Banche, nuova ondata di esuberi in Fvg
MILANO. La cura dimagrante è destinata a durare tra le banche del Nord-Est. Con ricadute pesanti in termini occupazionali a fronte di ammortizzatori sociali in via di esaurimento.
La Fabi (il sindacato più rappresentativo tra i bancari) ha pubblicato dati allarmanti sul settore: negli ultimi tre anni dai gruppi bancari italiani sono usciti 11.988 lavoratori e altri 16.109 sono pronti ad uscire entro il 2020 in base agli accordi sindacali sugli ultimi piani industriali. Di questi 8.928 sono potenzialmente prepensionabili. Nelle cinque maggiori banche italiane recentemente sottoposte a Stress test dell'Eba - Intesa, Unicredit, Mps, Banco Popolare e Ubi - dal 2009 al 2015 sono state chiuse o cedute 4.439 filiali.
I tagli a Nordest
La situazione è particolarmente allarmante a Nord-Est. Secondo Secondo dati che la stessa Fabi ha concesso in esclusiva a questo giornale, a fine marzo il totale delle filiali presenti in Friuli Venezia Giulia ha raggiunto quota 856, in calo di 97 unità rispetto a fine 2011, con un calo del 10%. Di pari passo, il numero dei bancari in regione è passato da 7.018 a 6.456, con un saldo negativo di 553. Simile il trend in Veneto, con gli sportelli scesi di 493 unità a quota 3.114 e i dipendenti del settore di 1.783 a 30.328. Mentre nel Trentino Alto Adige si è passati da 551 a 494 filiali e da 3.712 a 3.210 bancari.

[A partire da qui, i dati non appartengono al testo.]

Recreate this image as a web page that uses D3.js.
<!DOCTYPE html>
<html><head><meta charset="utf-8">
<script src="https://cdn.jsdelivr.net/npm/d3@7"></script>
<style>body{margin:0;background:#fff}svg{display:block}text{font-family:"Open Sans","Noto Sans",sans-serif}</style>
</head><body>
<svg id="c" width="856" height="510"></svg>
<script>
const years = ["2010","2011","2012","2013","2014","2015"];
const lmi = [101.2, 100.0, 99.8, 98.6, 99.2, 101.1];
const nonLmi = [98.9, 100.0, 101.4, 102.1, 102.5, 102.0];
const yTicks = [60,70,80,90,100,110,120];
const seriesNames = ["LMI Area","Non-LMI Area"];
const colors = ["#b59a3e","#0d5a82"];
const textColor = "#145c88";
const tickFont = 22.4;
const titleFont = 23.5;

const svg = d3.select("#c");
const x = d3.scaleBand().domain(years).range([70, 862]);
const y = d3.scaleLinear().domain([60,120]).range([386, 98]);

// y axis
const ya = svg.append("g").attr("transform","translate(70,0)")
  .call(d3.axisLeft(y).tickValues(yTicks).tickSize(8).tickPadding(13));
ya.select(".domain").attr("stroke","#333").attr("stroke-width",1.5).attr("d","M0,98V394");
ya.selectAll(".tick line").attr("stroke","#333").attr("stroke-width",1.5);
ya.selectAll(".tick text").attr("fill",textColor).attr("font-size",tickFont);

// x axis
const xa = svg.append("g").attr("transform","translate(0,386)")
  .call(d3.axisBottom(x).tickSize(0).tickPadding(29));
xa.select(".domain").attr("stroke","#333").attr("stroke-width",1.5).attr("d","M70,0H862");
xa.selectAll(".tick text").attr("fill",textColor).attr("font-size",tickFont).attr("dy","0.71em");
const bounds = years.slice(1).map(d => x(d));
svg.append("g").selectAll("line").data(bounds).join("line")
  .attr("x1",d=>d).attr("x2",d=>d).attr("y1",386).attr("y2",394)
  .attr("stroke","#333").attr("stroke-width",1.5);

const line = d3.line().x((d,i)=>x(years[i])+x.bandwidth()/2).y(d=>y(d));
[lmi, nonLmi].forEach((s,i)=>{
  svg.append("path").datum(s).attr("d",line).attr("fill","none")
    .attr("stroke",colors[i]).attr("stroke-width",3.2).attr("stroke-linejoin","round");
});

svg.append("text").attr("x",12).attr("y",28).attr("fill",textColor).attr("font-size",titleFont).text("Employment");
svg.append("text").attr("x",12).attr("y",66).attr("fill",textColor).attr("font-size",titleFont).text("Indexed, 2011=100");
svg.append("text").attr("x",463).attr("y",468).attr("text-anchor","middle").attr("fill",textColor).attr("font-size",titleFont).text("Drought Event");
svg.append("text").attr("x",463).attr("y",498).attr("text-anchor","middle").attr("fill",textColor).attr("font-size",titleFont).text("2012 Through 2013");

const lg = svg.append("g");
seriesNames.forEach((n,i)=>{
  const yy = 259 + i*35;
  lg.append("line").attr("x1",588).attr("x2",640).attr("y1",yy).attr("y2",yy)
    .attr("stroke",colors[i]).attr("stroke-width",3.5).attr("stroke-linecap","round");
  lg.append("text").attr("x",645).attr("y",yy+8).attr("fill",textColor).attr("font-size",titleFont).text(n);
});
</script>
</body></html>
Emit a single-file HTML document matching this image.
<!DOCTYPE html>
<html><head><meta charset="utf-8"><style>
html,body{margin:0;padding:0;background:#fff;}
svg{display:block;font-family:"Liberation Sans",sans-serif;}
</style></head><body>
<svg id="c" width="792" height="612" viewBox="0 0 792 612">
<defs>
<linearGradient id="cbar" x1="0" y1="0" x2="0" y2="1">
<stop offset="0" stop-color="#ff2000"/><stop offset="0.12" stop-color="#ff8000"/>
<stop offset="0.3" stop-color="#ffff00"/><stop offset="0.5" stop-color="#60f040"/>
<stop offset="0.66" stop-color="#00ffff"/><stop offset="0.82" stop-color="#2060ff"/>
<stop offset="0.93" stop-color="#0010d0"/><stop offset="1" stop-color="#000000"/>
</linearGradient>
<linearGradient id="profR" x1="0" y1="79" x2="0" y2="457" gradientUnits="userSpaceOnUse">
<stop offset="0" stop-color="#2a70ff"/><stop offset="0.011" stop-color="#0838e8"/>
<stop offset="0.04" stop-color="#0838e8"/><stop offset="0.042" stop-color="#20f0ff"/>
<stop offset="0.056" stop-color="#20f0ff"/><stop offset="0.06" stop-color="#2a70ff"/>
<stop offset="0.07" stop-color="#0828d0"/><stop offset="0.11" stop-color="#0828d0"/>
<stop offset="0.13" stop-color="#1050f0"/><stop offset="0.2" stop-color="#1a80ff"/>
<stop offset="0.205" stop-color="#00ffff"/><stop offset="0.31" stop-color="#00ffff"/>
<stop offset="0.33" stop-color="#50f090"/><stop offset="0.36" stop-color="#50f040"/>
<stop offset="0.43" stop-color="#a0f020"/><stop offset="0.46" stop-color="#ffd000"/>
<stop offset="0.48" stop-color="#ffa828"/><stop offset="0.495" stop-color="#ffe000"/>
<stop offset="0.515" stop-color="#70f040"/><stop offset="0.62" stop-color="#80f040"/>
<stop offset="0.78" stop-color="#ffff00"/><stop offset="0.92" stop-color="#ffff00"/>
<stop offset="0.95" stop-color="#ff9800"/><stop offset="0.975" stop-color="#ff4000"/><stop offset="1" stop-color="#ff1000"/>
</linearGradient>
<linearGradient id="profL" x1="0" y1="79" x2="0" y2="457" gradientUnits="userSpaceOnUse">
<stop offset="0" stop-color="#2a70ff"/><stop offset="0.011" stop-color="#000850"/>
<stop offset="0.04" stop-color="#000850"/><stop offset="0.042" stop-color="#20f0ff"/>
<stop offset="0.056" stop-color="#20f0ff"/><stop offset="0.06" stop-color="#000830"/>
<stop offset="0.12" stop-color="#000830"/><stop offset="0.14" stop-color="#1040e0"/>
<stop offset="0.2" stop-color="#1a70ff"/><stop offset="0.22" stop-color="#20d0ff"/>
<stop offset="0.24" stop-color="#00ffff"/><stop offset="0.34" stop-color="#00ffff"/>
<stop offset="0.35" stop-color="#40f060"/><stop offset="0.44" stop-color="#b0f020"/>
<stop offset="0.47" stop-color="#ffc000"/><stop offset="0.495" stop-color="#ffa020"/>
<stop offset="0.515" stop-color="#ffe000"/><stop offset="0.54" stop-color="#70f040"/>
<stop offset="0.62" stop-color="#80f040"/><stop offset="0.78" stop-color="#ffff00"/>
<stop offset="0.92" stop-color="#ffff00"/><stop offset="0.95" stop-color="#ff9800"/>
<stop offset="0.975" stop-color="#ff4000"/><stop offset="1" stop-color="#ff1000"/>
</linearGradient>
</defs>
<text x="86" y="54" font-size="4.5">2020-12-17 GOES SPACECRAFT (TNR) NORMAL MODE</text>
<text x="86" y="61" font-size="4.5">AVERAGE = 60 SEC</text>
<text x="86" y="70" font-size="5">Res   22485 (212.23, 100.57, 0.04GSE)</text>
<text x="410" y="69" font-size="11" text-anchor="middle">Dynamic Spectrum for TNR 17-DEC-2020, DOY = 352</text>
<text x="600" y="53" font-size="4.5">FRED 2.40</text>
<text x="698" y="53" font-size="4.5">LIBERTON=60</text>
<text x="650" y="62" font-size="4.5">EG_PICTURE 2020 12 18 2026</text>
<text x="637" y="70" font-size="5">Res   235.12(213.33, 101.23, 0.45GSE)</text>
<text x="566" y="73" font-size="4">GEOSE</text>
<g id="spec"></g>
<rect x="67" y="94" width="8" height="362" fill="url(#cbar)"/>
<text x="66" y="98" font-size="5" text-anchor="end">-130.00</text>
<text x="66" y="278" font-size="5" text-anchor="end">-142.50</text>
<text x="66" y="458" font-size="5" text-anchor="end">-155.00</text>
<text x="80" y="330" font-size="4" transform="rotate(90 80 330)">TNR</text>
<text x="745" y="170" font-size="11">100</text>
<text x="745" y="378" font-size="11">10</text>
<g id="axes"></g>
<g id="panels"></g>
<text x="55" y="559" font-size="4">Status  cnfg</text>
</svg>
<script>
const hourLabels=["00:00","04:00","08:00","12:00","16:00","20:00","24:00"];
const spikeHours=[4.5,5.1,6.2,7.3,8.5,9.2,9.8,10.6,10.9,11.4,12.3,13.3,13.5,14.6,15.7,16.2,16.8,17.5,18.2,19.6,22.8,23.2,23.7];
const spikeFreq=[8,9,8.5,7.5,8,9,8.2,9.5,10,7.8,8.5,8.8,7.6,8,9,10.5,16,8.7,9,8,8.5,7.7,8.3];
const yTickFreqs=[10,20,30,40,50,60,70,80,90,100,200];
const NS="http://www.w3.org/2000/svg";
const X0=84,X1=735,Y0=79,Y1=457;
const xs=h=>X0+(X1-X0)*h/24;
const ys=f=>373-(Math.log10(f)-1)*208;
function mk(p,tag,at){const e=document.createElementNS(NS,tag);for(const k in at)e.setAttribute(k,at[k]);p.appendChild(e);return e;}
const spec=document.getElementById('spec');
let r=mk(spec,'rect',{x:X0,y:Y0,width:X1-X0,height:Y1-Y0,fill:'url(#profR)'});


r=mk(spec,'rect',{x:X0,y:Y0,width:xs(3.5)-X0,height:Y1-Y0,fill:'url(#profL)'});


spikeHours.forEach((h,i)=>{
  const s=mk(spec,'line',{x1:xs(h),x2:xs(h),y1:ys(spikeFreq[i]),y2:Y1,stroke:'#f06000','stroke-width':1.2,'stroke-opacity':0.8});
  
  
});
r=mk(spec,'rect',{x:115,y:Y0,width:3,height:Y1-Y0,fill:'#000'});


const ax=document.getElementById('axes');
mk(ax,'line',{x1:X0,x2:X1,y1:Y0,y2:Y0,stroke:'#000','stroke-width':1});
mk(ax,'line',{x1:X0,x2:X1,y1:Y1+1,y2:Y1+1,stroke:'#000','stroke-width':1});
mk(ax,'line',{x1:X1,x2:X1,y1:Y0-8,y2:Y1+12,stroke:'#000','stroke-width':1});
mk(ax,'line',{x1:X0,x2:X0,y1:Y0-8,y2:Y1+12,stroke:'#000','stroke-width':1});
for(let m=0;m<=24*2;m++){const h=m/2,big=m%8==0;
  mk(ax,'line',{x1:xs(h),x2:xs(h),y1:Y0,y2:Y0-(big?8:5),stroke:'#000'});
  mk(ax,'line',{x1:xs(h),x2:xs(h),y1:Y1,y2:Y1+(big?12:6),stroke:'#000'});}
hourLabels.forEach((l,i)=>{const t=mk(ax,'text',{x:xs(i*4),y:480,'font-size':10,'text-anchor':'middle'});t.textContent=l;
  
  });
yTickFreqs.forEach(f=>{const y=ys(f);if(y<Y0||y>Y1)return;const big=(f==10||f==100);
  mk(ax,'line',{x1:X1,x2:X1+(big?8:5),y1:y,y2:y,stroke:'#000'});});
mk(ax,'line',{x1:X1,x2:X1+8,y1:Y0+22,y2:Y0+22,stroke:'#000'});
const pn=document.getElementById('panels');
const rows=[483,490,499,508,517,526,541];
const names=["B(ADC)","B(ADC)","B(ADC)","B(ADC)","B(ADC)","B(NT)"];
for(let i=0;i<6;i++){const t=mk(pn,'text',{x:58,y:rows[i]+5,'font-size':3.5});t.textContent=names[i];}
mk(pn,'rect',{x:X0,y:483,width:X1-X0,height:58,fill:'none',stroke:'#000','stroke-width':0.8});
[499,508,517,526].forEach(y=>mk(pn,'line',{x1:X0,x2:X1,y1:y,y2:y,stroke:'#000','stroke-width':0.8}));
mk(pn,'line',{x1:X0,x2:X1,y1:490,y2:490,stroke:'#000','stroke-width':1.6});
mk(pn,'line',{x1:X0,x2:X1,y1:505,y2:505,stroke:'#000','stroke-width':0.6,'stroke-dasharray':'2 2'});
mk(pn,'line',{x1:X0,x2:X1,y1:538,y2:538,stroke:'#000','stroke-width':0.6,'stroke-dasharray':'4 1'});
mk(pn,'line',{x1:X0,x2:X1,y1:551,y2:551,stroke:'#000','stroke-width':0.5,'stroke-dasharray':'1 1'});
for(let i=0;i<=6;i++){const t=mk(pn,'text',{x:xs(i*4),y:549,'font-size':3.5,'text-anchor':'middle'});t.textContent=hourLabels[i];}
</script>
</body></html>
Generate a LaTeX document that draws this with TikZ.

Detto del passato, l'esodo dei lavoratori è destinato a durare ancora, dato che gli istituti di credito non hanno ancora ritrovato l'equilibrio a fronte di un'economia che cresce poco e della zavorra costituita dalle sofferenze.
Fusioni in vista.
«La situazione, di per sé non facile per tutto il settore, assume accenti particolari nel caso di Veneto banca e Banca Popolare di Vicenza», spiega il numero uno della Fabi, Lando Maria Sileoni. Il sindacato è fortemente contrario all'ipotesi di integrazione tra i due istituti, oggi più facile che in passato dato che entrambe le società sono sotto il controllo del fondo Atlante, in quanto questo sbocco comporterebbe un bagno di sangue a livello occupazionale. I due istituti occupano complessivamente circa 11mila persone, di cui 4.400 nel Veneto e 1.600 in provincia di Vicenza. Secondo uno studio realizzato da The Boston Consulting e Bernstein all'inizio del 2015, l'integrazione potrebbe portare anche alla chiusura di un centinaio di filiali, quindi un decimo del totale. Dopo tutto quello che è accaduto nell'ultimo anno e mezzo, la dieta a questo punto sarebbe anche più stretta. «I prepensionamenti devono rimanere volontari», avverte Sileoni. «Se le banche tenteranno di licenziare, scenderemo in piazza e bloccheremo il settore. Chiediamo inoltre che la magistratura accerti le responsabilità e punisca severamente coloro che hanno portato i due istituti in questa situazione».
L’allarme della Fabi
La Fabi chiede inoltre al Governo di portare l'ammortizzatore sociale di categoria, il fondo di solidarietà, da cinque a sette anni e di utilizzare a beneficio dei bancari anche i soldi che annualmente le banche versano a fondo perduto sulla Naspi di altre categorie di lavoratori. Il settore vanta infatti un credito di circa 200 milioni l'anno. Secondo la Fabi è questa la strada che risolverebbe il problema delle eccedenze di personale bancario per i prossimi tre anni.
I grandi gruppi
Ma le uscite programmate per i prossimi anni non riguardano solo i gruppi con headquarter a Nord-Est (tra i quali va incluso anche il Banco Popolare, che ha già perso mille lavoratori negli ultimi tre anni e si prepara all'integrazione con Bpm).
Ci sono anche i gruppi nazionali che, pur con diversa intensità, prevedono ulteriori snellimenti agli organici. Situazioni che dovrebbero chiarissi nei prossimi mesi. È il caso di Unicredit (6.135 uscite programmate entro il 2018), Intesa SanPaolo (1.018 al 2020) e Montepaschi (2.516 entro un anno). Si tratta di numeri a livello nazionale, in quanto a oggi è impossibile stimare quanti lavoratori aderiranno agli incentivi per l'uscita (sempre che si raggiungano per via volontaria i target previsti dalle aziende) nei singoli territori. Ma sta di fatto che ancora per diverso tempo i lavoratori del settore dovranno fare i conti con una situazione difficile.